We do a slow lap of the square trying to suss out the best-looking option for a drink, ruling out the Irish Bar and the Hard Rock Café. Why fly all the way to Poland and then go to an Irish Bar? I just don’t get it, for me a major point of an away trip is to sample local cultures, cuisines and beers. I do get that they can become rowdy atmospheric places with lots of singing and camaraderie, especially on match day, but I can’t be spending the whole trip in them.
Our lap of the square is slow because we are already starting to bump into old faces from home, catching up, discussing travel arrangements and comparing notes on where to eat and drink. We start to hear rumours of a pub that does been at a pound a pint.
We find ourselves a nice little pub with external seating and order beers. It looks like all beers come with pretzels, whether you want them or not. Most of the gang leave them, but I devour mine. And theirs. And those left by the guys on the next table we make friends with.
It is table service, so we don’t need to go in till the inevitable toilet break cannot be avoided. Inside the building is glorious, decadently decorated with lots of wooden panels reflecting a time long gone, but also lots of framed photographs of communist leaders, from Lenin and Trotsky, to Mao and Guevara. Numerous others that I do not recognise, presumably Polish leaders of he past. Even the urinals have stencilled communist portraits next to them. I’m not sure if this is a homage or an insult.

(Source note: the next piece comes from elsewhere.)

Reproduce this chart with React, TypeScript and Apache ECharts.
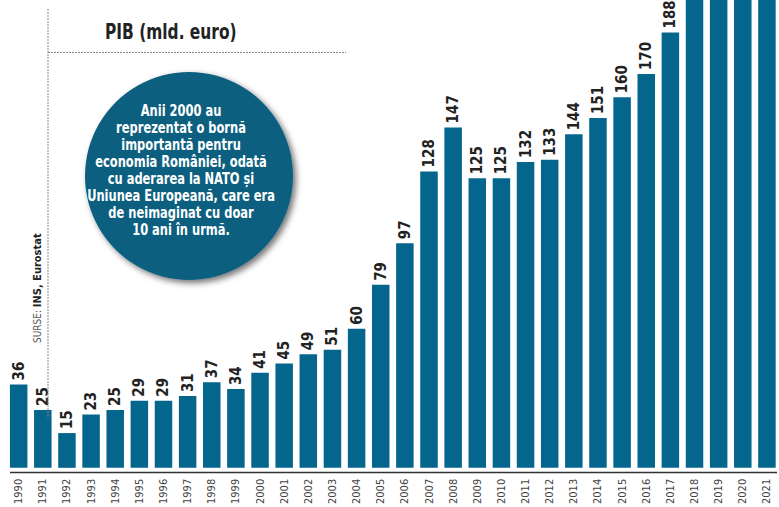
import React, { useEffect, useRef } from "react";
import * as echarts from "echarts";

const years = ["1990","1991","1992","1993","1994","1995","1996","1997","1998","1999","2000","2001","2002","2003","2004","2005","2006","2007","2008","2009","2010","2011","2012","2013","2014","2015","2016","2017","2018","2019","2020","2021"];
const gdp = [36,25,15,23,25,29,29,31,37,34,41,45,49,51,60,79,97,128,147,125,125,132,133,144,151,160,170,188,204,223,220,240];
const titleText = "PIB (mld. euro)";
const noteLines = [
  "Anii 2000 au",
  "reprezentat o bornă",
  "importantă pentru",
  "economia României, odată",
  "cu aderarea la NATO și",
  "Uniunea Europeană, care era",
  "de neimaginat cu doar",
  "10 ani în urmă.",
];
const sourceLabel = "SURSE:";
const sourceText = "INS, Eurostat";

const FONT = "'DejaVu Sans Condensed', 'Liberation Sans Narrow', 'DejaVu Sans', sans-serif";
const BAR = "#04668c";
const Y_MAX = 202;

export default function App() {
  const ref = useRef<HTMLDivElement>(null);
  useEffect(() => {
    if (!ref.current) return;
    const chart = echarts.init(ref.current, null, { renderer: "svg" });
    const barData = gdp.map((v) => ({
      value: v,
      label: { show: v <= 190 },
    }));
    chart.setOption({
      animation: false,
      backgroundColor: "#ffffff",
      grid: { left: 6.6, top: 0, width: 776, height: 472, containLabel: false },
      xAxis: {
        type: "category",
        data: years,
        axisLine: { show: false },
        axisTick: { show: false },
        axisLabel: {
          rotate: 90,
          margin: 11,
          fontSize: 11,
          color: "#444",
          fontFamily: FONT,
          interval: 0,
        },
      },
      yAxis: { type: "value", min: 0, max: Y_MAX, show: false, splitLine: { show: false } },
      series: [
        {
          type: "bar",
          data: barData,
          barWidth: 17.5,
          clip: true,
          itemStyle: { color: BAR },
          label: {
            show: true,
            position: "top",
            rotate: 90,
            align: "left",
            verticalAlign: "middle",
            distance: 4,
            fontSize: 15,
            fontWeight: "bold",
            fontFamily: FONT,
            color: "#222",
          },
        },
      ],
      graphic: [
        {
          type: "line",
          shape: { x1: 10, y1: 472.5, x2: 777, y2: 472.5 },
          style: { stroke: "#333", lineWidth: 1.5 },
          z: 10,
        },
        {
          type: "line",
          shape: { x1: 48, y1: 9, x2: 48, y2: 418 },
          style: { stroke: "#888", lineWidth: 1, lineDash: [2, 1] },
          z: 10,
        },
        {
          type: "line",
          shape: { x1: 48, y1: 52.5, x2: 346, y2: 52.5 },
          style: { stroke: "#888", lineWidth: 1, lineDash: [2, 1] },
          z: 10,
        },
        {
          type: "text",
          x: 105,
          y: 32,
          scaleX: 0.78,
          style: {
            text: titleText,
            fontSize: 22,
            fontWeight: "bold",
            fontFamily: FONT,
            fill: "#222",
            align: "left",
            verticalAlign: "middle",
          },
          z: 10,
        },
        {
          type: "text",
          x: 37,
          y: 343,
          rotation: Math.PI / 2,
          style: {
            text: "{a|" + sourceLabel + " }{b|" + sourceText + "}",
            align: "left",
            verticalAlign: "middle",
            rich: {
              a: { fontSize: 10, fontFamily: FONT, fill: "#555", fontWeight: "normal" },
              b: { fontSize: 11, fontFamily: FONT, fill: "#222", fontWeight: "bold" },
            },
          },
          z: 10,
        },
        {
          type: "circle",
          shape: { cx: 189, cy: 176, r: 104 },
          style: {
            fill: "#0d5f80",
            shadowBlur: 6,
            shadowOffsetX: 3,
            shadowOffsetY: 3,
            shadowColor: "rgba(0,0,0,0.55)",
          },
          z: 20,
        },
        {
          type: "text",
          x: 181,
          y: 170,
          scaleX: 0.85,
          style: {
            text: noteLines.join("\n"),
            fontSize: 15,
            lineHeight: 17,
            fontWeight: "bold",
            fontFamily: FONT,
            fill: "#ffffff",
            align: "center",
            verticalAlign: "middle",
          },
          z: 21,
        },
      ],
    });
    return () => chart.dispose();
  }, []);
  return (
    <div
      ref={ref}
      style={{ position: "absolute", left: 0, top: 0, width: 779, height: 507 }}
    />
  );
}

This is the only reference to the former Soviet Union I note on the trip. It seems odd, given that only thirty years ago, Poland was at the heart of the communist empire, almost all traces of it are now gone, washed away by the tide of capitalism. In fairness though, Poland was where the first cracks started appearing, with the Solidarnosc union in the Gdansk docks kicking back against the Russian Bear. Not long after, the Berlin Wall had fallen, and the world changed forever.
Posh and Becks decide to retire for the night, and those of us still standing decide to explore. We soon bump into some lads from North Wales who have found the mythical pound a pint pub and follow them off the square and down the steps into the cellar bar.
Przybij Piątaka is a cool little pub with a nice selection of rock music being played over the PA. Interesting rock from the sixties and seventies, Cream, Yardbirds, Zeppelin the Doors etc. I can’t help thinking it is probably better than the music they are likely to be playing in the Hard Rock Café. The staff are friendly and a round of four drinks costs roughly the equivalent of three quid.
We settle into the corner with the lads from North Wales and drink into the wee small hours. Eventually though, the stupid o’clock morning flight is catching up with us and we have to head home. This is a late night pub though so as we head out the door, lots of young locals are just arriving, presumably after being chucked out of the other pubs.
On our way home we pass, for the second time, statues of people walking into the ground on one side of a road then back out on the other side of the road. When we had passed it earlier we had admired the artistry of it. Now, we are contemplating the meaning of it. Some good guesses are made. I resolve to look it up when I’m sober.
Then, as Zebedee said, time for bed.